=== The request ===
Copy out each line featuring the string "this" from the entries beneath.

=== Records shown ===

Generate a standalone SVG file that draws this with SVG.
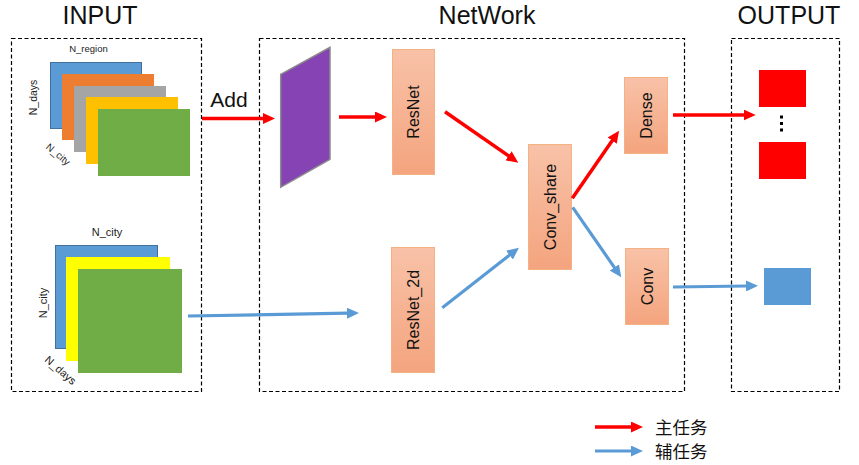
--
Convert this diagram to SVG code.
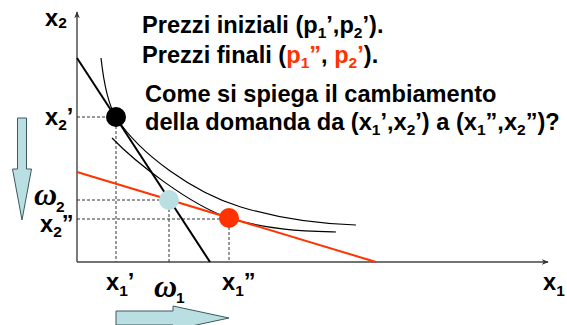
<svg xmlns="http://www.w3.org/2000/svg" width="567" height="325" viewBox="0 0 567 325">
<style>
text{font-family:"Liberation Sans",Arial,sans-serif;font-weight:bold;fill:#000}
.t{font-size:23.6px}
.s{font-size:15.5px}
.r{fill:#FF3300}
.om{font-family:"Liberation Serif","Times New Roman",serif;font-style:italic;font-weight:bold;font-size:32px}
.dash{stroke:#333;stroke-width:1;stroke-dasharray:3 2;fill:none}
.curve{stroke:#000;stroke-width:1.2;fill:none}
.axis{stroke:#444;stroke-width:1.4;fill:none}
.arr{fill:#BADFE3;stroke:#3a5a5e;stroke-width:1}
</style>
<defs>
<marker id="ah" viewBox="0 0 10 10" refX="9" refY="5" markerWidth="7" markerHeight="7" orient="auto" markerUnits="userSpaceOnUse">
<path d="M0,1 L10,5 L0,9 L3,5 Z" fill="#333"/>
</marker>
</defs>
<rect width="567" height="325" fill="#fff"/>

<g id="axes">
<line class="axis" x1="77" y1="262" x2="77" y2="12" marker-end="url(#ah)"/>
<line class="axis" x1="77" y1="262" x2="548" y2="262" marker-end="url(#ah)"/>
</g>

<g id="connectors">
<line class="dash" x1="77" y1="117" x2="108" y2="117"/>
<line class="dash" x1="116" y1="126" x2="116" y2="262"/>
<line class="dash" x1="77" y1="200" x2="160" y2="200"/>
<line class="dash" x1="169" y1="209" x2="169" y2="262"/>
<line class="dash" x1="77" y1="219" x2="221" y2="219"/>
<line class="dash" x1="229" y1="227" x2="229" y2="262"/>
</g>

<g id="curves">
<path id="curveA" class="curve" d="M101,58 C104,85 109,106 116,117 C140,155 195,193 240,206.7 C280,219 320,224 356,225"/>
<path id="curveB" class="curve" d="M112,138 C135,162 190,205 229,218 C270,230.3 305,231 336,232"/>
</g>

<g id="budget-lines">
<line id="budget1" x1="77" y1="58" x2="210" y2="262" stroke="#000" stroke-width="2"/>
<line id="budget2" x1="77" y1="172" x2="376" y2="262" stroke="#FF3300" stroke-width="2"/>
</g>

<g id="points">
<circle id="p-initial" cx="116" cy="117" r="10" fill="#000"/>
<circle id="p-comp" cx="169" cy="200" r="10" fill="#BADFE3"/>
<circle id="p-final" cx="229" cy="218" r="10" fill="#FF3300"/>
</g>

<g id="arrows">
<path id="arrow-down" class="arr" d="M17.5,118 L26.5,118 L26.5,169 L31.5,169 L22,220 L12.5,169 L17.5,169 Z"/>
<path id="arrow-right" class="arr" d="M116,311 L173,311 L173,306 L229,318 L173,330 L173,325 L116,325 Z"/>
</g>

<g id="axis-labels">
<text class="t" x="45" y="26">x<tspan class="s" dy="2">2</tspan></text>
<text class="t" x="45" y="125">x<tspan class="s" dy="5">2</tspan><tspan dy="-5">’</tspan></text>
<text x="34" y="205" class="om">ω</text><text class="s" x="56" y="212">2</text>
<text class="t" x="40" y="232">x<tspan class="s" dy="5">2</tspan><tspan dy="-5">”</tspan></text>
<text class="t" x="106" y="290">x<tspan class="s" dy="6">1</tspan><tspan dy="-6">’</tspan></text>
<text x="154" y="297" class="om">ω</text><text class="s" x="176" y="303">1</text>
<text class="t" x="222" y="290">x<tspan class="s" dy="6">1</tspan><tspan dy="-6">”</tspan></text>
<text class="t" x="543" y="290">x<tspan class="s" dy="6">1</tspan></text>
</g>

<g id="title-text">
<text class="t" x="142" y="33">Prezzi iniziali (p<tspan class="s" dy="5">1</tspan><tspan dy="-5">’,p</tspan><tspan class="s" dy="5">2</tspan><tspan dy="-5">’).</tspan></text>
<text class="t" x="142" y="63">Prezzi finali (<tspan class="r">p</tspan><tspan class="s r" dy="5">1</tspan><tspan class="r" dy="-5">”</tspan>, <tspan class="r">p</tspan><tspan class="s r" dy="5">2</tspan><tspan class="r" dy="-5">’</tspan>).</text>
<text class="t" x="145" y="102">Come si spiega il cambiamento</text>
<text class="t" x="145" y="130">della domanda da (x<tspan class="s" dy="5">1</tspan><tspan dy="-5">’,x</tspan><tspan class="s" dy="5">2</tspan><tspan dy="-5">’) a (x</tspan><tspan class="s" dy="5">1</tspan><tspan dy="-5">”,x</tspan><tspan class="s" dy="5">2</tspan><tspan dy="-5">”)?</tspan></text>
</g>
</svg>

=== Final result ===
Generate a standalone SVG file that draws this with SVG.
Convert this diagram to SVG code.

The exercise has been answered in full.